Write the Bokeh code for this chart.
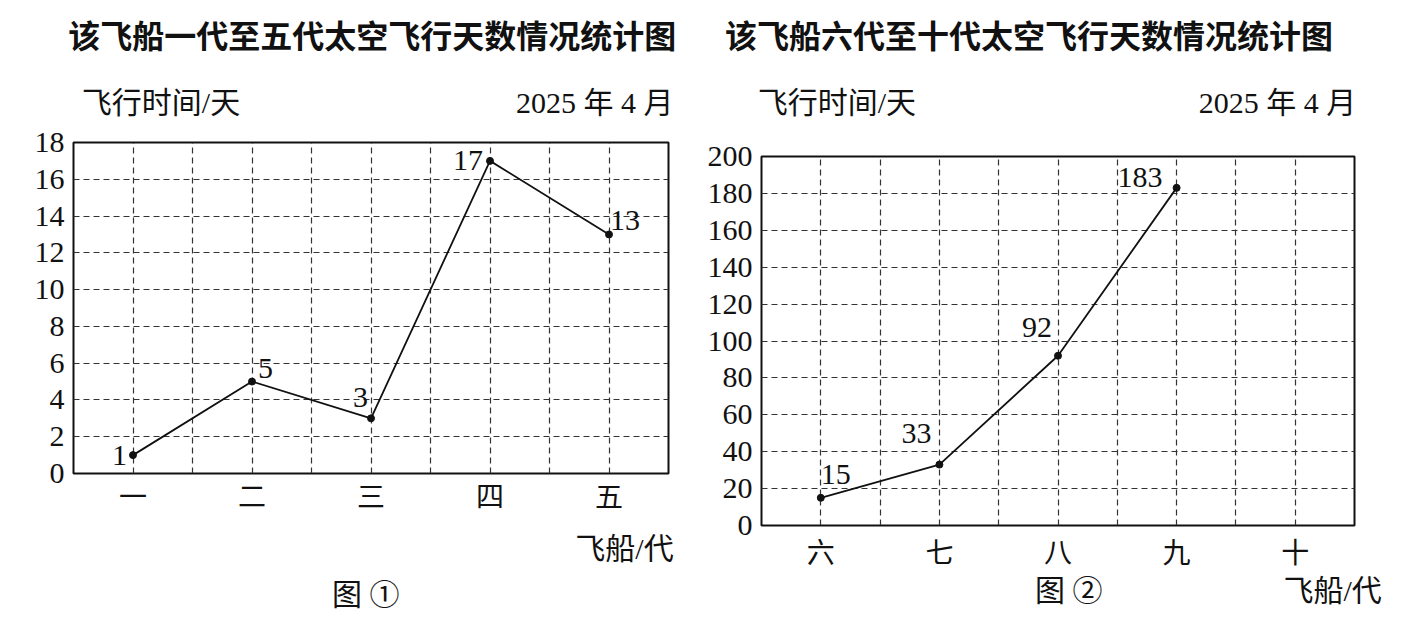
from bokeh.plotting import figure
from bokeh.models import Range1d, FixedTicker, LinearAxis, ColumnDataSource
from bokeh.layouts import row
from bokeh.embed import file_html
from bokeh.resources import INLINE
from bokeh.core.properties import value

# ---------------- data ----------------
cats1 = ["一", "二", "三", "四", "五"]
days1 = [1, 5, 3, 17, 13]
cats2 = ["六", "七", "八", "九", "十"]
days2 = [15, 33, 92, 183]
y1_ticks = [0, 2, 4, 6, 8, 10, 12, 14, 16, 18]
y2_ticks = [0, 20, 40, 60, 80, 100, 120, 140, 160, 180, 200]

title1 = "该飞船一代至五代太空飞行天数情况统计图"
title2 = "该飞船六代至十代太空飞行天数情况统计图"
ylab = "飞行时间/天"
xlab = "飞船/代"
date_text = "2025 年 4 月"
cap1 = "图 ①"
cap2 = "图 ②"

SERIF = "Liberation Serif"
CJK = "Noto Sans CJK SC"
MIX = "Liberation Serif, Noto Sans CJK SC"
INK = "#111111"


def text_axis(p, side, ticks, labels, standoff, size, font=MIX, bold=False):
    ax = LinearAxis(ticker=FixedTicker(ticks=ticks),
                    major_label_overrides={t: s for t, s in zip(ticks, labels)})
    ax.axis_line_color = None
    ax.major_tick_line_color = None
    ax.minor_tick_line_color = None
    ax.major_tick_out = 0
    ax.major_tick_in = 0
    ax.major_label_standoff = standoff
    ax.major_label_text_font = font
    ax.major_label_text_font_size = size
    ax.major_label_text_color = INK
    if bold:
        ax.major_label_text_font_style = "bold"
    p.add_layout(ax, side)
    return ax


def make_chart(cats, days, yticks, ymax, geom, lab_off):
    fw, fh, bl, br, bt, bb = geom
    p = figure(frame_width=fw, frame_height=fh, min_border_left=bl,
               min_border_right=br, min_border_top=bt, min_border_bottom=bb,
               x_range=Range1d(0, 10), y_range=Range1d(0, ymax),
               toolbar_location=None, output_backend="svg",
               background_fill_color="white", border_fill_color="white")
    p.frame_align = False
    p.title = None
    p.outline_line_color = "#111111"
    p.outline_line_width = 2
    xs_cat = [2 * i + 1 for i in range(len(cats))]
    p.xaxis.ticker = FixedTicker(ticks=xs_cat)
    p.xaxis.major_label_overrides = {x: c for x, c in zip(xs_cat, cats)}
    p.yaxis.ticker = FixedTicker(ticks=yticks)
    for ax in (p.xaxis[0], p.yaxis[0]):
        ax.axis_line_color = None
        ax.major_tick_line_color = None
        ax.minor_tick_line_color = None
        ax.major_tick_out = 0
        ax.major_tick_in = 0
        ax.major_label_text_color = INK
    p.xaxis.major_label_text_font = CJK
    p.xaxis.major_label_text_font_size = "28px"
    p.yaxis.major_label_text_font = SERIF
    p.yaxis.major_label_text_font_size = "30px"
    p.yaxis.major_label_standoff = 9
    # grids
    p.xgrid.ticker = FixedTicker(ticks=[1, 2, 3, 4, 5, 6, 7, 8, 9])
    p.ygrid.ticker = FixedTicker(ticks=yticks[1:-1])
    for g in (p.xgrid[0], p.ygrid[0]):
        g.grid_line_color = "#333333"
        g.grid_line_dash = "6 4"
        g.grid_line_width = 1.2
    # data
    xs = xs_cat[:len(days)]
    p.line(xs, days, line_color=INK, line_width=1.8)
    p.scatter(xs, days, size=7, color=INK)
    src = ColumnDataSource(dict(
        x=xs, y=days, t=[str(d) for d in days],
        dx=[o[0] for o in lab_off], dy=[-o[1] for o in lab_off],
        al=[o[2] for o in lab_off]))
    p.text(x="x", y="y", text="t", x_offset="dx", y_offset="dy",
           text_align="al", text_baseline="middle", source=src,
           text_font=value(SERIF), text_font_size="30px", text_color=INK)
    return p


# chart 1
p1 = make_chart(cats1, days1, y1_ticks, 18,
                (595, 331, 73, 32, 142, 150),
                [(-6, 0, "right"), (6, 13, "left"), (-3, 21, "right"),
                 (-7, 0, "right"), (1, 14, "left")])
p1.xaxis[0].major_label_standoff = 1
text_axis(p1, "below", [9.26], [xlab], 14, "30px")
text_axis(p1, "below", [4.91], [cap1], 10, "30px")
text_axis(p1, "above", [1.47, 8.76], [ylab, date_text], 24, "30px")
text_axis(p1, "above", [5.02], [title1], 26, "32px", font=CJK, bold=True)

# chart 2
p2 = make_chart(cats2, days2, y2_ticks, 200,
                (593, 369, 61, 45, 156, 100),
                [(0, 23, "left"), (-8, 31, "right"), (-6, 28, "right"),
                 (-14, 10, "right")])
p2.xaxis[0].major_label_standoff = 5
text_axis(p2, "below", [5.18, 9.63], [cap2, xlab], 0, "30px")
text_axis(p2, "above", [1.27, 8.70], [ylab, date_text], 38, "30px")
text_axis(p2, "above", [4.51], [title2], 26, "32px", font=CJK, bold=True)

layout = row(p1, p2, spacing=0)
open("out.html", "w").write(file_html(layout, INLINE))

* **What you have to do**: Could you repeat all of the material exactly? Pictures should not be copied.

* **Output of the task**:
Write the Bokeh code for this chart.
from bokeh.plotting import figure
from bokeh.models import Range1d, FixedTicker, LinearAxis, ColumnDataSource
from bokeh.layouts import row
from bokeh.embed import file_html
from bokeh.resources import INLINE
from bokeh.core.properties import value

# ---------------- data ----------------
cats1 = ["一", "二", "三", "四", "五"]
days1 = [1, 5, 3, 17, 13]
cats2 = ["六", "七", "八", "九", "十"]
days2 = [15, 33, 92, 183]
y1_ticks = [0, 2, 4, 6, 8, 10, 12, 14, 16, 18]
y2_ticks = [0, 20, 40, 60, 80, 100, 120, 140, 160, 180, 200]

title1 = "该飞船一代至五代太空飞行天数情况统计图"
title2 = "该飞船六代至十代太空飞行天数情况统计图"
ylab = "飞行时间/天"
xlab = "飞船/代"
date_text = "2025 年 4 月"
cap1 = "图 ①"
cap2 = "图 ②"

SERIF = "Liberation Serif"
CJK = "Noto Sans CJK SC"
MIX = "Liberation Serif, Noto Sans CJK SC"
INK = "#111111"


def text_axis(p, side, ticks, labels, standoff, size, font=MIX, bold=False):
    ax = LinearAxis(ticker=FixedTicker(ticks=ticks),
                    major_label_overrides={t: s for t, s in zip(ticks, labels)})
    ax.axis_line_color = None
    ax.major_tick_line_color = None
    ax.minor_tick_line_color = None
    ax.major_tick_out = 0
    ax.major_tick_in = 0
    ax.major_label_standoff = standoff
    ax.major_label_text_font = font
    ax.major_label_text_font_size = size
    ax.major_label_text_color = INK
    if bold:
        ax.major_label_text_font_style = "bold"
    p.add_layout(ax, side)
    return ax


def make_chart(cats, days, yticks, ymax, geom, lab_off):
    fw, fh, bl, br, bt, bb = geom
    p = figure(frame_width=fw, frame_height=fh, min_border_left=bl,
               min_border_right=br, min_border_top=bt, min_border_bottom=bb,
               x_range=Range1d(0, 10), y_range=Range1d(0, ymax),
               toolbar_location=None, output_backend="svg",
               background_fill_color="white", border_fill_color="white")
    p.frame_align = False
    p.title = None
    p.outline_line_color = "#111111"
    p.outline_line_width = 2
    xs_cat = [2 * i + 1 for i in range(len(cats))]
    p.xaxis.ticker = FixedTicker(ticks=xs_cat)
    p.xaxis.major_label_overrides = {x: c for x, c in zip(xs_cat, cats)}
    p.yaxis.ticker = FixedTicker(ticks=yticks)
    for ax in (p.xaxis[0], p.yaxis[0]):
        ax.axis_line_color = None
        ax.major_tick_line_color = None
        ax.minor_tick_line_color = None
        ax.major_tick_out = 0
        ax.major_tick_in = 0
        ax.major_label_text_color = INK
    p.xaxis.major_label_text_font = CJK
    p.xaxis.major_label_text_font_size = "28px"
    p.yaxis.major_label_text_font = SERIF
    p.yaxis.major_label_text_font_size = "30px"
    p.yaxis.major_label_standoff = 9
    # grids
    p.xgrid.ticker = FixedTicker(ticks=[1, 2, 3, 4, 5, 6, 7, 8, 9])
    p.ygrid.ticker = FixedTicker(ticks=yticks[1:-1])
    for g in (p.xgrid[0], p.ygrid[0]):
        g.grid_line_color = "#333333"
        g.grid_line_dash = "6 4"
        g.grid_line_width = 1.2
    # data
    xs = xs_cat[:len(days)]
    p.line(xs, days, line_color=INK, line_width=1.8)
    p.scatter(xs, days, size=7, color=INK)
    src = ColumnDataSource(dict(
        x=xs, y=days, t=[str(d) for d in days],
        dx=[o[0] for o in lab_off], dy=[-o[1] for o in lab_off],
        al=[o[2] for o in lab_off]))
    p.text(x="x", y="y", text="t", x_offset="dx", y_offset="dy",
           text_align="al", text_baseline="middle", source=src,
           text_font=value(SERIF), text_font_size="30px", text_color=INK)
    return p


# chart 1
p1 = make_chart(cats1, days1, y1_ticks, 18,
                (595, 331, 73, 32, 142, 150),
                [(-6, 0, "right"), (6, 13, "left"), (-3, 21, "right"),
                 (-7, 0, "right"), (1, 14, "left")])
p1.xaxis[0].major_label_standoff = 1
text_axis(p1, "below", [9.26], [xlab], 14, "30px")
text_axis(p1, "below", [4.91], [cap1], 10, "30px")
text_axis(p1, "above", [1.47, 8.76], [ylab, date_text], 24, "30px")
text_axis(p1, "above", [5.02], [title1], 26, "32px", font=CJK, bold=True)

# chart 2
p2 = make_chart(cats2, days2, y2_ticks, 200,
                (593, 369, 61, 45, 156, 100),
                [(0, 23, "left"), (-8, 31, "right"), (-6, 28, "right"),
                 (-14, 10, "right")])
p2.xaxis[0].major_label_standoff = 5
text_axis(p2, "below", [5.18, 9.63], [cap2, xlab], 0, "30px")
text_axis(p2, "above", [1.27, 8.70], [ylab, date_text], 38, "30px")
text_axis(p2, "above", [4.51], [title2], 26, "32px", font=CJK, bold=True)

layout = row(p1, p2, spacing=0)
open("out.html", "w").write(file_html(layout, INLINE))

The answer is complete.